What is expected ▸ Reproduce all entries word for word.

Supplied data ▸
══════════

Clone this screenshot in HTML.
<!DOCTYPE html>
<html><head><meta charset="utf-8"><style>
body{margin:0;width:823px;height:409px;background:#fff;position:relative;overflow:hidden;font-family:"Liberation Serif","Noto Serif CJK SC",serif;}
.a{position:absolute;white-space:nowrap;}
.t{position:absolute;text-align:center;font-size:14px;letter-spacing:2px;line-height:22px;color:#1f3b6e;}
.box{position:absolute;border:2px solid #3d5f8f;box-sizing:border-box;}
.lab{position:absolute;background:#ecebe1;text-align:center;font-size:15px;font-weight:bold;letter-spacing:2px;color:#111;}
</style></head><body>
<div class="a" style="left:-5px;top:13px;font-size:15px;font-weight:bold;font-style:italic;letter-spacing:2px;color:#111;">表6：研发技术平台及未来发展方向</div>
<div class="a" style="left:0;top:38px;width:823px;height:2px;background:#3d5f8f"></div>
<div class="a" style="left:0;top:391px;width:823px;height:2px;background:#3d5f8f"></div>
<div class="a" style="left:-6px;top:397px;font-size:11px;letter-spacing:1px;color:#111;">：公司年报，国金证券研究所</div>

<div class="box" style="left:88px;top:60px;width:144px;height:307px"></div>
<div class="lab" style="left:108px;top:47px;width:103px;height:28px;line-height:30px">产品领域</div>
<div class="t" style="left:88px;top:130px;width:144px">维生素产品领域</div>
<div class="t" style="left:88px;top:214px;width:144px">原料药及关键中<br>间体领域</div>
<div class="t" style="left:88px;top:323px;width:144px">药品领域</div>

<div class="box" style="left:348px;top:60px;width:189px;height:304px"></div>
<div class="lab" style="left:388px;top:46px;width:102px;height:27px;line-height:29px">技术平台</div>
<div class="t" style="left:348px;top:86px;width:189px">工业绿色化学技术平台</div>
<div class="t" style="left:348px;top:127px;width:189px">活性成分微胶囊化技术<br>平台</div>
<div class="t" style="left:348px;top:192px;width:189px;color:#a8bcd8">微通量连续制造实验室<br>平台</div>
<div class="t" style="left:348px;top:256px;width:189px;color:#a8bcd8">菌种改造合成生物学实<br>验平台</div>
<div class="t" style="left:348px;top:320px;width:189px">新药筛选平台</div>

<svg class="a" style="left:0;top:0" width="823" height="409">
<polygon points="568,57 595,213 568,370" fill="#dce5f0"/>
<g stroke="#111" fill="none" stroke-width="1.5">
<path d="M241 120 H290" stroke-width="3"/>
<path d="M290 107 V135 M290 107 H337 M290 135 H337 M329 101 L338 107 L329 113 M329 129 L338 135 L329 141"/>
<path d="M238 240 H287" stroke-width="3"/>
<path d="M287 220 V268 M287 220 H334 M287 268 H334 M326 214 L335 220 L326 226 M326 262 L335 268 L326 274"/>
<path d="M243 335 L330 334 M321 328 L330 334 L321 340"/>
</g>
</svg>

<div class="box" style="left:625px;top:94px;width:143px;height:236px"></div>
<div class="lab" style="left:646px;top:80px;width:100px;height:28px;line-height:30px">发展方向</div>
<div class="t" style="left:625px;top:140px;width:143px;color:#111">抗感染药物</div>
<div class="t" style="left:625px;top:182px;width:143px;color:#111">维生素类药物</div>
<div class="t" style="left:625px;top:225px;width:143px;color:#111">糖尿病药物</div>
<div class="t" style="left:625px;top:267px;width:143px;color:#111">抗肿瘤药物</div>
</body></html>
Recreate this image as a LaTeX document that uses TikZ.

══════════

Problem solution ▸
Clone this screenshot in HTML.
<!DOCTYPE html>
<html><head><meta charset="utf-8"><style>
body{margin:0;width:823px;height:409px;background:#fff;position:relative;overflow:hidden;font-family:"Liberation Serif","Noto Serif CJK SC",serif;}
.a{position:absolute;white-space:nowrap;}
.t{position:absolute;text-align:center;font-size:14px;letter-spacing:2px;line-height:22px;color:#1f3b6e;}
.box{position:absolute;border:2px solid #3d5f8f;box-sizing:border-box;}
.lab{position:absolute;background:#ecebe1;text-align:center;font-size:15px;font-weight:bold;letter-spacing:2px;color:#111;}
</style></head><body>
<div class="a" style="left:-5px;top:13px;font-size:15px;font-weight:bold;font-style:italic;letter-spacing:2px;color:#111;">表6：研发技术平台及未来发展方向</div>
<div class="a" style="left:0;top:38px;width:823px;height:2px;background:#3d5f8f"></div>
<div class="a" style="left:0;top:391px;width:823px;height:2px;background:#3d5f8f"></div>
<div class="a" style="left:-6px;top:397px;font-size:11px;letter-spacing:1px;color:#111;">：公司年报，国金证券研究所</div>

<div class="box" style="left:88px;top:60px;width:144px;height:307px"></div>
<div class="lab" style="left:108px;top:47px;width:103px;height:28px;line-height:30px">产品领域</div>
<div class="t" style="left:88px;top:130px;width:144px">维生素产品领域</div>
<div class="t" style="left:88px;top:214px;width:144px">原料药及关键中<br>间体领域</div>
<div class="t" style="left:88px;top:323px;width:144px">药品领域</div>

<div class="box" style="left:348px;top:60px;width:189px;height:304px"></div>
<div class="lab" style="left:388px;top:46px;width:102px;height:27px;line-height:29px">技术平台</div>
<div class="t" style="left:348px;top:86px;width:189px">工业绿色化学技术平台</div>
<div class="t" style="left:348px;top:127px;width:189px">活性成分微胶囊化技术<br>平台</div>
<div class="t" style="left:348px;top:192px;width:189px;color:#a8bcd8">微通量连续制造实验室<br>平台</div>
<div class="t" style="left:348px;top:256px;width:189px;color:#a8bcd8">菌种改造合成生物学实<br>验平台</div>
<div class="t" style="left:348px;top:320px;width:189px">新药筛选平台</div>

<svg class="a" style="left:0;top:0" width="823" height="409">
<polygon points="568,57 595,213 568,370" fill="#dce5f0"/>
<g stroke="#111" fill="none" stroke-width="1.5">
<path d="M241 120 H290" stroke-width="3"/>
<path d="M290 107 V135 M290 107 H337 M290 135 H337 M329 101 L338 107 L329 113 M329 129 L338 135 L329 141"/>
<path d="M238 240 H287" stroke-width="3"/>
<path d="M287 220 V268 M287 220 H334 M287 268 H334 M326 214 L335 220 L326 226 M326 262 L335 268 L326 274"/>
<path d="M243 335 L330 334 M321 328 L330 334 L321 340"/>
</g>
</svg>

<div class="box" style="left:625px;top:94px;width:143px;height:236px"></div>
<div class="lab" style="left:646px;top:80px;width:100px;height:28px;line-height:30px">发展方向</div>
<div class="t" style="left:625px;top:140px;width:143px;color:#111">抗感染药物</div>
<div class="t" style="left:625px;top:182px;width:143px;color:#111">维生素类药物</div>
<div class="t" style="left:625px;top:225px;width:143px;color:#111">糖尿病药物</div>
<div class="t" style="left:625px;top:267px;width:143px;color:#111">抗肿瘤药物</div>
</body></html>
Recreate this image as a LaTeX document that uses TikZ.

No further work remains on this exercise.